У Маргарет вырвался короткий смешок. Дон Педро смолк и слегка покраснел, потом повторил:

– Я, смею надеяться, достойный человек, каковым вы меня справедливо считали раньше. Если бы я уехал, вы остались бы при том же мнении, но непреодолимый соблазн смел все мои предубеждения. Узнав вас, Маргарет, я полюбил вас – страстно, отчаянно, слепо.

– Стоит ли продолжать?

– Стоит. Я хочу, чтобы вы поняли меня, а уж потом и судили. Эта любовь сродни культу, она переполняет меня чувством обожания. Вы нужны мне, я не могу жить без вас. – Он устало провел рукой по бледному лбу. – Мы не властны над своими чувствами. Мы рабы природы, заложники судьбы, которая использует нас в своих целях, кнутом заставляя подчиниться ее власти. Я не просил ниспослать мне любовь к вам. Это произошло помимо моей воли. Во мне вы зажгли любовь. Я не знаю, откуда пришел этот зов, но я не мог ослушаться, он был непреодолим.

Я могу лишь предполагать, какого мнения вы были обо мне раньше. Думаю, что высокого. Как мне представляется, такая женщина, как вы, не может высоко ставить мужчину, искусного в банальных любовных интригах, занятого тривиальными любовными играми, кощунственно низводящего любовь до развлечения и низкой похоти. Я не таков. Клянусь своей верой и честью пред ликом Господа и Пресвятой Девы.

– К чему эти клятвы и клятвопреступления? Они для меня ничего не значат.

– О, погодите! Этого не может быть. Вы, конечно, сознаете, что легкомысленный искатель приключений, каковым я не являюсь, никогда бы не отважился на то, что сделал я. Я похитил вас. Какое ужасное слово!

– Очень точное слово для описания ужасного поступка, преступления, за которое вам наверняка придется держать ответ.

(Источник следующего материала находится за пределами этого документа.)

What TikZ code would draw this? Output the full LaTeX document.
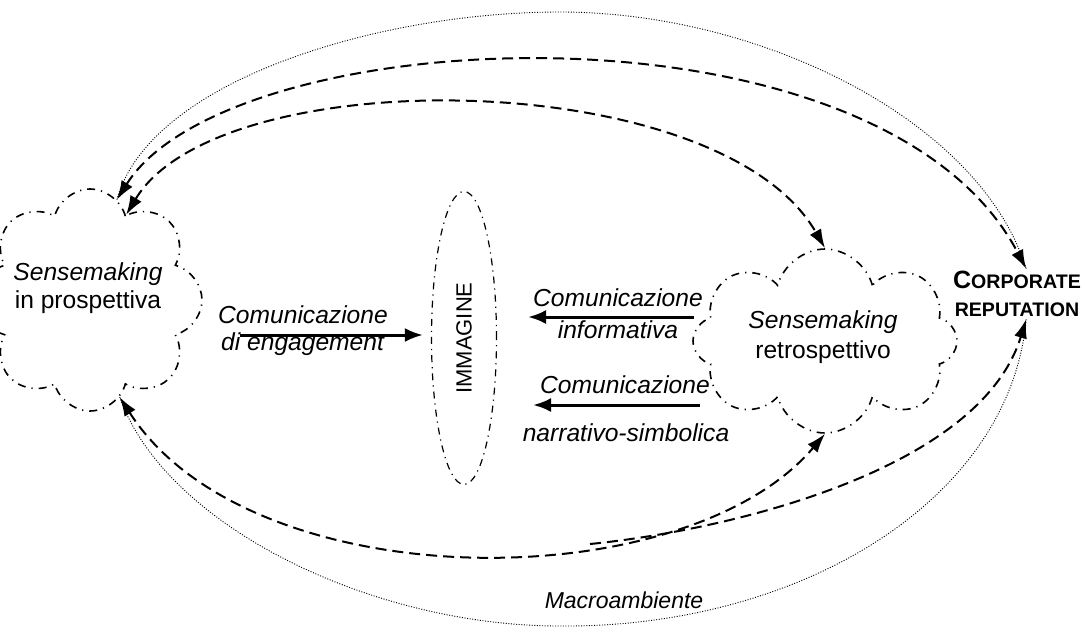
\documentclass[tikz,border=0pt]{standalone}
\usepackage{fontspec}
\setmainfont{Liberation Sans}
\usetikzlibrary{positioning}
\usetikzlibrary{arrows.meta}
\usetikzlibrary{shapes.symbols}
\usetikzlibrary{shapes.geometric}

\begin{document}
\begin{tikzpicture}[x=0.5pt, y=-0.5pt, node distance=2pt, >={Latex[length=9.5pt,width=6.5pt]},
sense/.style={cloud, cloud puffs=8, cloud puff arc=150, draw, line width=0.8pt, dash pattern=on 4pt off 3pt on 0.6pt off 3pt, inner sep=0pt},
lbl/.style={font=\fontsize{12.3}{14}\selectfont, align=center, inner sep=0pt},
flow/.style={line width=1pt, dash pattern=on 5.5pt off 3pt},
env/.style={line width=0.45pt, dash pattern=on 0.5pt off 0.8pt},
comm/.style={line width=1.5pt, ->, >={Latex[length=9pt,width=7pt]}}]

\useasboundingbox (0,0) rectangle (1085,632);

% clouds and image
\node [sense, minimum width=112pt, minimum height=111pt] (prosp) at (90,300) {};
\node [lbl] (prosptxt) at (88,288) {\textit{Sensemaking}\\in prospettiva};
\node [sense, minimum width=132pt, minimum height=92pt] (retro) at (825,341) {};
\node [lbl, font=\fontsize{12.3}{15}\selectfont] (retrotxt) at (823,337) {\textit{Sensemaking}\\retrospettivo};
\node [ellipse, draw, line width=0.6pt, dash pattern=on 3.5pt off 2.5pt on 0.6pt off 2.5pt,
  minimum width=32.5pt, minimum height=146.5pt, inner sep=0pt] (immag) at (464,338)
  {\fontsize{11}{11}\selectfont\rotatebox{90}{IMMAGINE}};
\node [align=center, inner sep=1pt, font=\bfseries\fontsize{9.8}{14}\selectfont] (corp) at (1017,294)
  {{\fontsize{12.5}{14}\selectfont C}ORPORATE\\REPUTATION};
\node [font=\itshape\fontsize{11.5}{12}\selectfont] (macro) at (624,600) {Macroambiente};

% comunicazione
\node [lbl] (engtxt) at (303,331) {\textit{Comunicazione}\\[-0.6pt]\textit{di engagement}};
\coordinate (engstart) at (240,335);
\draw [comm, shorten >=4pt] (engstart) -- (engstart -| immag.west);

\node [lbl, font=\fontsize{12.3}{16}\selectfont] (infotxt) at (618,314) {\textit{Comunicazione}\\\textit{informativa}};
\coordinate (infostart) at (694,317);
\coordinate (infoend) at (528,317);
\draw [comm] (infostart) -- (infoend);

\node [lbl] (narrtxt1) at (625,385) {\textit{Comunicazione}};
\node [lbl] (narrtxt2) at (626,433) {\textit{narrativo-simbolica}};
\coordinate (narrstart) at (700,405);
\coordinate (narrend) at (533,405);
\draw [comm] (narrstart) -- (narrend);

% macroambiente
\draw [env] (prosp.75) .. controls (150,80) and (380,12) .. (560,12)
  .. controls (760,12) and (980,120) .. (corp.70);
\draw [env] (prosp.-73) .. controls (165,525) and (370,626) .. (560,626)
  .. controls (800,628) and (1010,500) .. (corp.-70);

% relazioni
\draw [flow, <->] (prosp.75) .. controls (230,20) and (880,-10) .. (corp.70);
\draw [flow, <->] (prosp.67) .. controls (219,60) and (720,65) .. (retro.north);
\draw [flow, <->] (prosp.-73) .. controls (250,600) and (684,600) .. (retro.south);
\coordinate (merge) at (590,544);
\draw [flow, ->] (merge) .. controls (730,530) and (980,470) .. (corp.-70);
\end{tikzpicture}
\end{document}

– Вы говорите – преступление. Но преступника создают обстоятельства. Не рождалось еще человека – кроме одного, но он был не просто человек, – столь приверженного добродетели, что не поддался бы искусу. – Дон Педро вздохнул и продолжал: – Поверьте, я никогда не совершил бы подобного поступка, если бы соблазну, моему непреодолимому влечению к вам, не сопутствовало роковое стечение обстоятельств. Время не остановилось ради меня. Корабль не мог вечно стоять в английских водах. Ежечасно он подвергался риску быть захваченным. Я должен был спешить. Вчера вечером я, преодолев робость, заговорил с вами о любви. И получил отпор. Этого я и опасался. Объяснение было слишком внезапным. Оно удивило вас, вывело из душевного равновесия. В других обстоятельствах я бы не стал торопиться. Добиваясь взаимности, я проявил бы бесконечное терпение. Я убежден: как во время нашей первой встречи ваши флюиды вошли в меня и навсегда сделали меня рабом, так и мои флюиды могли бы войти в вашу душу, пусть вы бы и не догадались об этом. Мне не верится, что чувство, вызванное вами, не нашло бы отклика в вашем сердце. Это как искра, высеченная ударом стали о кремень, но, чтобы она появилась, нужны и сталь, и кремень. Вы сами не признавались себе в том, что искра высечена. Еще какое-то время, совсем немного времени – и я помог бы вам это осознать. Но время было мне неподвластно. Я не мог дольше оставаться в Англии. – Дон Педро с отчаянием взмахнул рукой и слегка наклонился вперед. – У меня не было выбора. Отказаться от вас я не мог и вынужден был прибегнуть к злодейскому, на ваш взгляд, похищению. – Он помедлил и, не услышав возражений, продолжал: – Я увез вас силой, чтобы добиться когда-нибудь вашего расположения, положить к вашим ногам свою жизнь и все, что у меня есть, короновать вас всеми почестями, которых я был удостоен и которыми еще буду удостоен, вдохновленный вами. Сейчас все на корабле знают, что по приезде в Испанию вы станете графиней Маркос, а потому будут относиться к вам с должным почтением, приличествующим вашему высокому положению.